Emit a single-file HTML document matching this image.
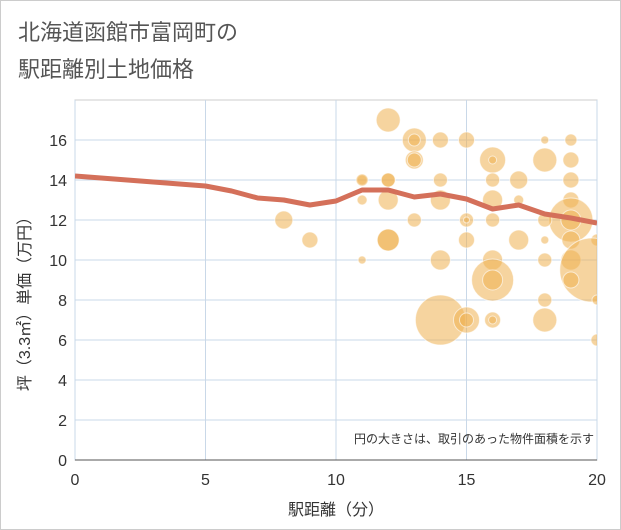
<!DOCTYPE html>
<html><head><meta charset="utf-8"><style>
body{margin:0;background:#fff;}
svg{display:block;font-family:"Liberation Sans","Noto Sans CJK JP",sans-serif;}
</style></head><body>
<svg width="621" height="530">
<defs><clipPath id="pc"><rect x="75" y="100" width="522" height="360"/></clipPath></defs>
<rect x="0.5" y="0.5" width="620" height="529" fill="#fff" stroke="#ccc"/>
<text x="18" y="40" font-size="22" fill="#555">北海道函館市富岡町の</text>
<text x="18" y="77" font-size="22" fill="#555">駅距離別土地価格</text>
<g id="grid"></g>
<g id="bubbles" clip-path="url(#pc)"></g>
<g id="line" clip-path="url(#pc)"></g>
<g id="axes"></g>
<text x="594" y="443" font-size="12" fill="#333" text-anchor="end">円の大きさは、取引のあった物件面積を示す</text>
<text x="336" y="515" font-size="16" fill="#333" text-anchor="middle">駅距離（分）</text>
<text transform="translate(30,300) rotate(-90)" font-size="16" fill="#333" text-anchor="middle">坪（3.3㎡）単価（万円）</text>
</svg>
<script>
const xTicks=[0,5,10,15,20];
const yTicks=[0,2,4,6,8,10,12,14,16];
const bubX=[8,9,11,11,11,12,12,12,12,13,13,13,13,14,15,16,16,18,19,18,19,11,12,14,16,17,19,14,16,17,19,19,13,15,15,16,18,19,12,15,17,18,19,20,14,16,18,19,19.8,16,16,19,18,20,14,15,15,16,16,18,20];
const bubY=[12,11,14,13,10,17,14,13,11,16,16,15,15,16,16,15,15,16,16,15,15,14,14,14,14,14,14,13,13,13,13,12,12,12,12,12,12,12,11,11,11,11,11,11,10,10,10,10,9.5,9,9,9,8,8,7,7,7,7,7,7,6];
const bubR=[9,8,5,5,4,12,7,10,11,12,6,9,7,8,8,13,4,4,6,12,8,6,7,7,7,9,8,10,10,5,8,22,7,7,3,7,7,10,11,8,10,4,9,6,10,10,7,10,32,21,10,8,7,5,25,13,7,8,4,12,6];
const lineX=[0,1,2,3,4,5,6,7,8,9,10,11,12,13,14,15,16,17,18,19,20];
const lineY=[14.2,14.1,14,13.9,13.8,13.7,13.45,13.1,13,12.75,12.95,13.5,13.5,13.15,13.3,13.05,12.55,12.75,12.3,12.1,11.85];
const L=75,R=597,T=100,B=460;
const sx=v=>L+(R-L)*v/20, sy=v=>B-(B-T)*v/18;
const NS="http://www.w3.org/2000/svg";
function mk(p,t,a){const e=document.createElementNS(NS,t);for(const k in a)e.setAttribute(k,a[k]);p.appendChild(e);return e;}
const grid=document.getElementById('grid'),axes=document.getElementById('axes');
const bg=mk(grid,'rect',{x:L,y:T,width:R-L,height:B-T,fill:'#fff',stroke:'#ccc'});


yTicks.forEach(v=>{
 const g=mk(grid,'line',{x1:L,x2:R,y1:sy(v),y2:sy(v),stroke:'#c9d8e8','stroke-width':1});
 
 
 const t=mk(axes,'text',{x:L-8,y:sy(v)+6,'font-size':16,fill:'#333','text-anchor':'end'});t.textContent=v;
 
 
});
xTicks.forEach(v=>{
 const g=mk(grid,'line',{x1:sx(v),x2:sx(v),y1:T,y2:B,stroke:'#c9d8e8','stroke-width':1});
 
 
 const t=mk(axes,'text',{x:sx(v),y:B+25,'font-size':16,fill:'#333','text-anchor':'middle'});t.textContent=v;
 
 
});
const bl=mk(axes,'line',{x1:L,x2:R,y1:B,y2:B,stroke:'#555','stroke-width':1});


const bb=document.getElementById('bubbles');
bubX.forEach((x,i)=>{
 const c=mk(bb,'circle',{cx:sx(x),cy:sy(bubY[i]),r:bubR[i],fill:'rgba(238,176,80,0.55)',stroke:'rgba(255,255,255,0.6)','stroke-width':1});
 
 
});
const pl=mk(document.getElementById('line'),'polyline',{points:lineX.map((x,i)=>sx(x)+','+sy(lineY[i])).join(' '),fill:'none',stroke:'#d4705a','stroke-width':5,'stroke-linejoin':'round'});


</script>
</body></html>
▬▬▬▬▬▬▬▬▬▬
What you are asked to do: Tally the lines of the data that hold the string "document". Answer with the number and nothing more.

Reply: 5